Barnacle Bits

I've been thinking of bits lately.  You know, those fiendish critters that skitter around under the structures of our data.  Take a peek.  Look in the field and you'll see them; thirty-two in every integer.  They are packed closely together, kind of like a swarm, each mindless without the others, or each of two minds, so to speak. Together they are more than the sum of their parts.  At least you start to think so after programming so long, as I have. You start to believe in them, to trust that they will always be there.  They will be there, right?

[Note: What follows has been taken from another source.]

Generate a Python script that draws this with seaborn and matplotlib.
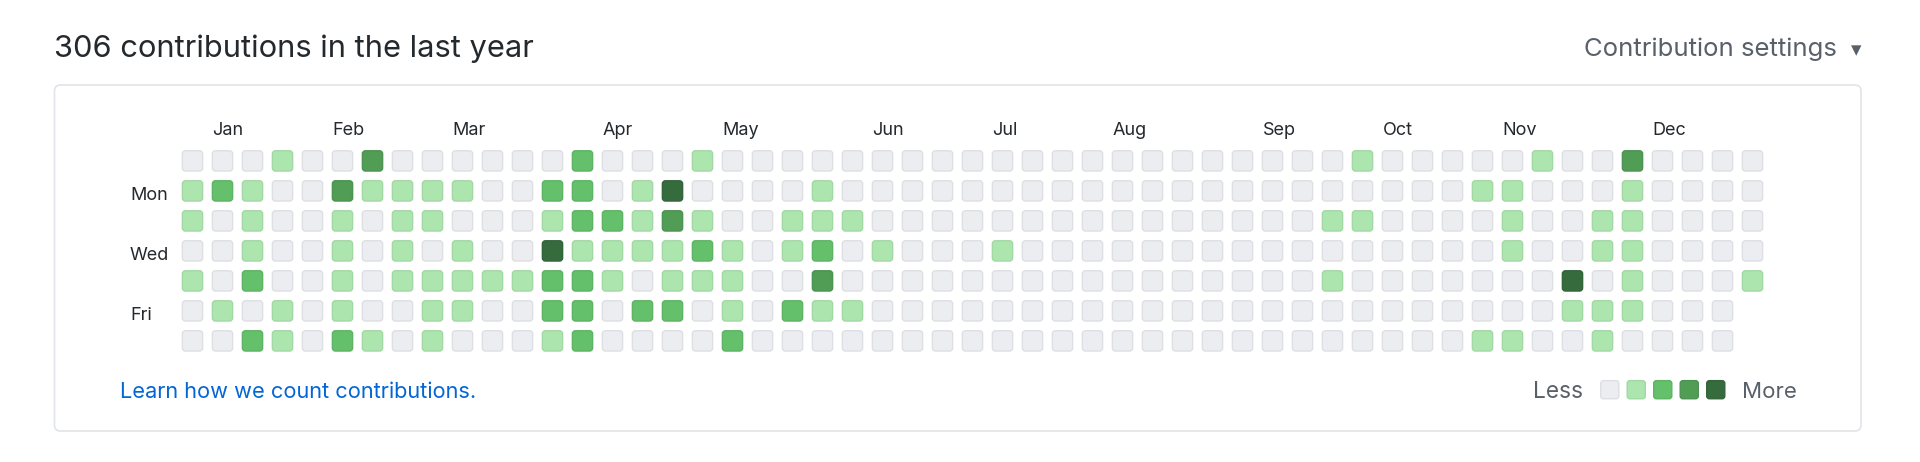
import matplotlib
matplotlib.use('Agg')
import matplotlib.pyplot as plt
import matplotlib.patches as mpatches
from matplotlib.transforms import Affine2D, ScaledTranslation
import pandas as pd
import seaborn as sns

W, H = 1920, 462

# contribution level (0-4) per week column, one list per weekday row
sun = [0, 0, 0, 1, 0, 0, 3, 0, 0, 0, 0, 0,
       0, 2, 0, 0, 0, 1, 0, 0, 0, 0, 0, 0, 0,
       0, 0, 0, 0, 0, 0, 0, 0, 0, 0, 0, 0, 0,
       0, 1, 0, 0, 0, 0, 0, 1, 0, 0, 3, 0, 0, 0, 0]
mon = [1, 2, 1, 0, 0, 3, 1, 1, 1, 1, 0, 0,
       2, 2, 0, 1, 4, 0, 0, 0, 0, 1, 0, 0, 0,
       0, 0, 0, 0, 0, 0, 0, 0, 0, 0, 0, 0, 0,
       0, 0, 0, 0, 0, 1, 1, 0, 0, 0, 1, 0, 0, 0, 0]
tue = [1, 0, 1, 0, 0, 1, 0, 1, 1, 0, 0, 0,
       1, 2, 2, 1, 3, 1, 0, 0, 1, 1, 1, 0, 0,
       0, 0, 0, 0, 0, 0, 0, 0, 0, 0, 0, 0, 0,
       1, 1, 0, 0, 0, 0, 1, 0, 0, 1, 1, 0, 0, 0, 0]
wed = [0, 0, 1, 0, 0, 1, 0, 1, 0, 1, 0, 0,
       4, 1, 1, 1, 1, 2, 1, 0, 1, 2, 0, 1, 0,
       0, 0, 1, 0, 0, 0, 0, 0, 0, 0, 0, 0, 0,
       0, 0, 0, 0, 0, 0, 1, 0, 0, 1, 1, 0, 0, 0, 0]
thu = [1, 0, 2, 0, 0, 1, 0, 1, 1, 1, 1, 1,
       2, 2, 1, 0, 1, 1, 1, 0, 0, 3, 0, 0, 0,
       0, 0, 0, 0, 0, 0, 0, 0, 0, 0, 0, 0, 0,
       1, 0, 0, 0, 0, 0, 0, 0, 4, 0, 1, 0, 0, 0, 1]
fri = [0, 1, 0, 1, 0, 1, 0, 0, 1, 1, 0, 0,
       2, 2, 0, 2, 2, 0, 1, 0, 2, 1, 1, 0, 0,
       0, 0, 0, 0, 0, 0, 0, 0, 0, 0, 0, 0, 0,
       0, 0, 0, 0, 0, 0, 0, 0, 1, 1, 1, 0, 0, 0]
sat = [0, 0, 2, 1, 0, 2, 1, 0, 1, 0, 0, 0,
       1, 2, 0, 0, 0, 0, 2, 0, 0, 0, 0, 0, 0,
       0, 0, 0, 0, 0, 0, 0, 0, 0, 0, 0, 0, 0,
       0, 0, 0, 0, 0, 1, 1, 0, 0, 1, 0, 0, 0, 0]

day_rows = [1, 3, 5]
day_names = ['Mon', 'Wed', 'Fri']
months = ['Jan', 'Feb', 'Mar', 'Apr', 'May', 'Jun',
          'Jul', 'Aug', 'Sep', 'Oct', 'Nov', 'Dec']
month_weeks = [1, 5, 9, 14, 18, 23, 27, 31, 36, 40, 44, 49]
levels = [0, 1, 2, 3, 4]
level_colors = ['#ebedf0', '#ace6ae', '#64c06a', '#519d56', '#366b3e']

title = '306 contributions in the last year'

records = []
for d, row in enumerate([sun, mon, tue, wed, thu, fri, sat]):
    for w, lv in enumerate(row):
        records.append({'week': w, 'day': d, 'level': lv})
df = pd.DataFrame(records)
palette = dict(zip(levels, level_colors))

sns.set_theme(style='white')
plt.rcParams['font.family'] = ['Inter', 'DejaVu Sans']

fig = plt.figure(figsize=(W / 100, H / 100), dpi=100)
px = Affine2D().scale(1 / 100) + fig.dpi_scale_trans


def fx(x):
    return x / W


def fy(y):
    return 1 - y / H


# rounded square marker
cell = mpatches.FancyBboxPatch((-0.5, -0.5), 1, 1,
                               boxstyle='round,pad=0,rounding_size=0.15').get_path()

# outer box
box = mpatches.FancyBboxPatch((54.5, H - 431), 1806.5, 346,
                              boxstyle='round,pad=0,rounding_size=6',
                              transform=px, fc='none', ec='#e1e4e8', lw=1.2)
fig.add_artist(box)

ax = fig.add_axes([fx(177.5), fy(145.9 + 210), 1590 / W, 210 / H])
sns.scatterplot(data=df, x='week', y='day', hue='level', palette=palette,
                marker=cell, s=213, linewidth=1.0, legend=False, ax=ax)
pts = ax.collections[0]
ec = pts.get_facecolors().copy()
ec[:, :3] *= 0.94
pts.set_edgecolors(ec)

ax.set_xlim(-0.5, 52.5)
ax.set_ylim(6.5, -0.5)
sns.despine(ax=ax, left=True, bottom=True)
ax.set_xlabel('')
ax.set_ylabel('')
ax.xaxis.tick_top()
ax.set_xticks([w - 0.33 for w in month_weeks], months, ha='left')
ax.set_yticks(day_rows, day_names, ha='left')
ax.tick_params(axis='x', length=0, pad=4.8, labelsize=13, labelcolor='#24292e')
ax.tick_params(axis='y', length=0, pad=34.2, labelsize=13, labelcolor='#24292e')
shift = ScaledTranslation(0, -2.5 / 100, fig.dpi_scale_trans)
for lab in ax.get_yticklabels():
    lab.set_transform(lab.get_transform() + shift)
ax.grid(False)

# legend swatches
lax = fig.add_axes([fx(1596.5), fy(389.7 + 13.25), 132.5 / W, 26.5 / H])
sns.scatterplot(x=levels, y=[0] * len(levels), hue=levels, palette=palette,
                marker=cell, s=170, linewidth=1.0, legend=False, ax=lax)
lpts = lax.collections[0]
lec = lpts.get_facecolors().copy()
lec[:, :3] *= 0.94
lpts.set_edgecolors(lec)
lax.set_xlim(-0.5, 4.5)
lax.set_ylim(-0.5, 0.5)
lax.axis('off')

fig.text(fx(54), fy(56.7), title, fontsize=22.2, color='#24292e',
         ha='left', va='baseline')
fig.text(fx(1837), fy(56), 'Contribution settings', fontsize=18.5,
         color='#586069', ha='right', va='baseline')
fig.text(fx(1856), fy(50), '\u25be', fontsize=15, color='#586069',
         ha='center', va='center', family=['DejaVu Sans'])
fig.text(fx(120), fy(398.3), 'Learn how we count contributions.', fontsize=15.7,
         color='#0366d6', ha='left', va='baseline')
fig.text(fx(1582.7), fy(398.3), 'Less', fontsize=16.3, color='#586069',
         ha='right', va='baseline')
fig.text(fx(1742), fy(398.3), 'More', fontsize=16, color='#586069',
         ha='left', va='baseline')

fig.savefig('out.png', dpi=100)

That's what I used to think, but now I'm not so sure.  It was comforting to know when learning C, that this integer thing was really these little bits over here, aligned in sequence, part of the overall master plan of the CPU and the memory bank.  I taught myself programming long ago, and I never really quite got it until I finally understood memory.  I know it sounds silly, but once I could finally see in my mind an image of a long bank of bits, strung out from here until the horizon, each blocked into groups representing machine words, then all of a sudden the rest of the program seemed trivial.  That's when I could really understand what a variable was, and what was the stack.   I had broken it down into its essence and could understand how it works.  Kind of like tearing down an engine or a radio, but in your head.

But C gave way to C++, a slightly higher level or abstraction, and of course, there were plenty of other languages between them that also had their own level of abstractions.  I choose to mention C++, because like C it felt closer to the machine, closer to those bits, and that made all the difference, that was my comfort zone.

Now there is C#, and Java, and you name it.  Everything is just so far removed from the machine now.  I know we've tried to keep to the idea that an int is an int is an int.  But does it need to be?  Is there a reason it could not stray?  I can't really take the address of a field anymore; not really.  Does it really matter anymore that these fields and variables are aligned in sequence along an imaginary one dimensional graph?  No, it does not.  It does not matter where they are, just that they exist and that they behave according to some common definition.

The bits are gone, swept away.  They are out there now, suspending in the ether, a mist of information, a buzzing swarm.  Left are only the shells, a kind reminder of the world they used to inhabit, plastered together in cascading tiers, a massive coral reef of the imagination.